The Athabasca bitumen resource in Alberta, Canada is one of the world's largest deposits of hydrocarbons. The leading EOR process for in situ recovery of bitumen is SAGD. But the reservoir quality is often impaired by top gas (gas over bitumen), top water (water over bitumen), water lean zones, bottom water (water under bitumen), shale and/or mudstone deposits (barrier or baffle), thin pays, and bitumen quality gradients, (i.e. reservoir inhomogeneities).
The Athabasca bitumen resource in Alberta, Canada is unique for the following reasons:                (1) The resource, in Alberta, contains about 2.75 trillion bbls. of bitumen (Butler, R. M., “Thermal Recovery of Oil & Bitumen”, Prentice Hall, 1991), including carbonate deposits. This is one of the world's largest liquid hydrocarbon resources. The recoverable resource, excluding carbonate deposits, is currently estimated as 170 billion bbls. split at 20% mining (43 billion bbls.) and 80% in situ EOR (136 billion bbls.) (CAPP, “The Facts on Oil Sands”, November, 2010). The in situ EOR estimate is based on SAGD, or a similar process.        (2) Conventional oil reservoirs have a top seal (cap rock) that prevents oil from leaking and traps (contains) the resource. Bitumen is formed by bacterial degradation of a lighter source oil to a stage where the degraded bitumen is immobile, under reservoir conditions.

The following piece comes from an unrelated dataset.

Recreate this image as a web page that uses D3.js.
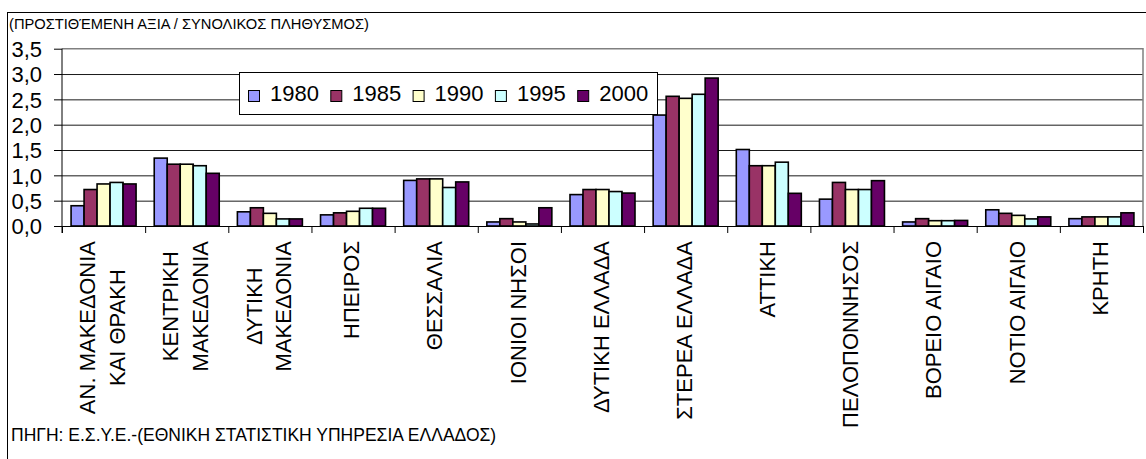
<!DOCTYPE html>
<html>
<head>
<meta charset="utf-8">
<script src="https://cdn.jsdelivr.net/npm/d3@7/dist/d3.min.js"></script>
<style>
  html, body { margin: 0; padding: 0; background: #fff; }
  svg { display: block; }
  text { font-family: "Liberation Sans", Arial, sans-serif; fill: #000; }
</style>
</head>
<body>
<svg id="chart" width="1146" height="459"></svg>
<script>
// ---- data ----
const categories = [
  "ΑΝ. ΜΑΚΕΔΟΝΙΑ\nΚΑΙ ΘΡΑΚΗ",
  "ΚΕΝΤΡΙΚΗ\nΜΑΚΕΔΟΝΙΑ",
  "ΔΥΤΙΚΗ\nΜΑΚΕΔΟΝΙΑ",
  "ΗΠΕΙΡΟΣ",
  "ΘΕΣΣΑΛΙΑ",
  "ΙΟΝΙΟΙ ΝΗΣΟΙ",
  "ΔΥΤΙΚΗ ΕΛΛΑΔΑ",
  "ΣΤΕΡΕΑ ΕΛΛΑΔΑ",
  "ΑΤΤΙΚΗ",
  "ΠΕΛΟΠΟΝΝΗΣΟΣ",
  "ΒΟΡΕΙΟ ΑΙΓΑΙΟ",
  "ΝΟΤΙΟ ΑΙΓΑΙΟ",
  "ΚΡΗΤΗ"
];
const seriesNames = ["1980", "1985", "1990", "1995", "2000"];
const s1980 = [0.40, 1.34, 0.28, 0.22, 0.90, 0.08, 0.62, 2.19, 1.51, 0.53, 0.08, 0.32, 0.145];
const s1985 = [0.72, 1.22, 0.36, 0.26, 0.93, 0.145, 0.72, 2.56, 1.19, 0.86, 0.145, 0.25, 0.18];
const s1990 = [0.83, 1.22, 0.25, 0.29, 0.93, 0.08, 0.72, 2.52, 1.19, 0.72, 0.105, 0.21, 0.18];
const s1995 = [0.86, 1.19, 0.14, 0.35, 0.76, 0.04, 0.68, 2.60, 1.26, 0.72, 0.105, 0.14, 0.18];
const s2000 = [0.83, 1.04, 0.14, 0.35, 0.87, 0.36, 0.65, 2.92, 0.645, 0.895, 0.11, 0.18, 0.26];
const seriesValues = [s1980, s1985, s1990, s1995, s2000];
const yTicks = [0, 0.5, 1.0, 1.5, 2.0, 2.5, 3.0, 3.5];
const titleText = "(ΠΡΟΣΤΙΘΈΜΕΝΗ ΑΞΙΑ / ΣΥΝΟΛΙΚΟΣ ΠΛΗΘΥΣΜΟΣ)";
const sourceText = "ΠΗΓΗ: Ε.Σ.Υ.Ε.-(ΕΘΝΙΚΗ ΣΤΑΤΙΣΤΙΚΗ ΥΠΗΡΕΣΙΑ ΕΛΛΑΔΟΣ)";

// ---- styles ----
const colors = ["#9999FF", "#993366", "#FFFFCC", "#CCFFFF", "#660066"];
const plot = { left: 62, right: 1143, top: 48.7, bottom: 226 };

const svg = d3.select("#chart");

// outer chart border
svg.append("rect")
  .attr("x", 7.5).attr("y", 12.5)
  .attr("width", 1150).attr("height", 460)
  .attr("fill", "#fff").attr("stroke", "#000").attr("stroke-width", 1);

// scales
const x = d3.scaleBand().domain(d3.range(categories.length)).range([plot.left, plot.right]);
const inner = d3.scaleBand().domain(d3.range(seriesNames.length)).range([0, 65]);
const innerOffset = (x.bandwidth() - 65) / 2;
const y = d3.scaleLinear().domain([0, 3.5]).range([plot.bottom, plot.top]);
const xb = d3.scaleLinear().domain([0, categories.length]).range([plot.left, plot.right]);

// gridlines
svg.append("g")
  .attr("transform", `translate(${plot.left},0)`)
  .call(d3.axisLeft(y).tickValues(yTicks.filter(t => t > 0 && t < 3.5)).tickSize(-(plot.right - plot.left)).tickFormat(""))
  .call(g => g.select(".domain").remove())
  .call(g => g.selectAll("line").attr("stroke", "#1a1a1a").attr("stroke-width", 1));

// plot area border top & right (gray)
svg.append("path")
  .attr("d", `M${plot.left},${y(3.5)}H${plot.right}V${plot.bottom}`)
  .attr("fill", "none").attr("stroke", "#808080").attr("stroke-width", 1.5);

// bars
const barData = [];
seriesValues.forEach((vals, si) => vals.forEach((v, ci) => barData.push({ si, ci, v })));
svg.append("g").selectAll("rect").data(barData).join("rect")
  .attr("x", d => x(d.ci) + innerOffset + inner(d.si))
  .attr("y", d => y(d.v))
  .attr("width", inner.bandwidth())
  .attr("height", d => y(0) - y(d.v))
  .attr("fill", d => colors[d.si])
  .attr("stroke", "#000").attr("stroke-width", 1.6);

// y axis
const yAxis = svg.append("g")
  .attr("transform", `translate(${plot.left},0)`)
  .call(d3.axisLeft(y).tickValues(yTicks).tickSize(8).tickPadding(12)
    .tickFormat(d => d3.format(".1f")(d).replace(".", ",")));
yAxis.select(".domain").remove();
yAxis.selectAll("line").attr("stroke", "#000");
yAxis.selectAll("text").attr("font-size", 22).attr("font-family", "Liberation Sans, Arial, sans-serif").attr("dy", "0.36em");
svg.append("line").attr("x1", plot.left).attr("x2", plot.left).attr("y1", y(3.5)).attr("y2", plot.bottom + 7).attr("stroke", "#000");

// x axis with ticks at category boundaries
const xAxis = svg.append("g")
  .attr("transform", `translate(0,${plot.bottom})`)
  .call(d3.axisBottom(xb).tickValues(d3.range(categories.length + 1)).tickSize(7).tickFormat(""));
xAxis.select(".domain").attr("stroke", "#000").attr("d", `M${plot.left},0.5H${plot.right}`);
xAxis.selectAll("line").attr("stroke", "#000");

// category labels (rotated)
const labelTop = 241;
const lineGap = 29.3;
categories.forEach((c, i) => {
  const lines = c.split("\n");
  const cx = x(i) + x.bandwidth() / 2;
  const n = lines.length;
  const g = svg.append("g");
  const texts = lines.map((ln, k) => {
    const bx = cx + 6.3 + (k - (n - 1) / 2) * lineGap;
    return g.append("text").text(ln).attr("font-size", 22)
      .attr("text-anchor", "middle")
      .attr("data-bx", bx);
  });
  const maxLen = d3.max(texts, t => t.node().getComputedTextLength());
  texts.forEach(t => {
    const bx = +t.attr("data-bx");
    const cy = labelTop + maxLen / 2;
    t.attr("transform", `translate(${bx},${cy}) rotate(-90)`);
  });
});

// title and source
svg.append("text").attr("x", 9).attr("y", 29).attr("font-size", 14.7).text(titleText);
svg.append("text").attr("x", 11).attr("y", 441).attr("font-size", 17.5).text(sourceText);

// legend
const lg = svg.append("g");
lg.append("rect").attr("x", 239.5).attr("y", 72.5).attr("width", 418).attr("height", 42)
  .attr("fill", "#fff").attr("stroke", "#000").attr("stroke-width", 1);
seriesNames.forEach((s, i) => {
  const lx = 248.5 + i * 82.3;
  lg.append("rect").attr("x", lx).attr("y", 90.5).attr("width", 11).attr("height", 11)
    .attr("fill", colors[i]).attr("stroke", "#000").attr("stroke-width", 1);
  lg.append("text").attr("x", lx + 21.5).attr("y", 100.5).attr("font-size", 22).text(s);
});
</script>
</body>
</html>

Bitumen reservoirs may be usually self-sealed (no cap rock seal). If an in situ EOR process hits the top of the bitumen zone (ceiling), the process may not be contained, and the bitumen may easily be contaminated by water or gas from above the bitumen.        (3) Bitumen density is close to the density of water or brine. Some bitumens are more dense than water; some are less dense than water. During the bacterial-degradation and thus formation of bitumen, the hydrocarbon density may pass through a density transition and water may, at first, be less dense but become more dense than bitumen. Bitumen reservoir water zones are found above the bitumen (top water), below the bitumen (bottom water), or interspersed in the bitumen net pay zone (water lean zones (WLZ)).        (4) Most bitumen was formed in a fluvial or estuary environment. With a focus on reservoir impairments, this has 2 consequences. First, there will be numerous reservoir inhomogeneities. Second, the scale of the inhomogeneities is likely to be less than the scale of the SAGD recovery pattern (see FIG. 1) or less than about 1000 m in size. The expectation is that a SAGD EOR process will encounter several inhomogeneities within each recovery pattern.        
Today's leading in situ EOR process to recover bitumen from Canada's oil sands is SAGD (Steam Assisted Gravity Drainage). The current estimate of recoverable bitumen using in situ EOR is 136 billion bbls (CAPP (2010)). This is one of the world's largest, recoverable liquid hydrogen resources in the world.
SAGD is a delicate process. Temperatures and pressures are limited by saturated steam properties. Gravity drainage is driven by a pressure differential as low as 25 psia. Low temperatures (in a saturated steam process) and low pressure gradients make the SAGD process susceptible to impairments from reservoir inhomogeneities, as above.
SAGDOX is a more robust process. Because of the combustion component, at equal pressures, temperatures may be higher than saturated-steam temperatures. SAGDOX geometry (i.e. well locations) may compensate for some of the reservoir impairments that affect SAGD.
This invention describes how SAGDOX wells may be drilled and completed to ameliorate damages due to reservoir inhomogeneities as discussed above.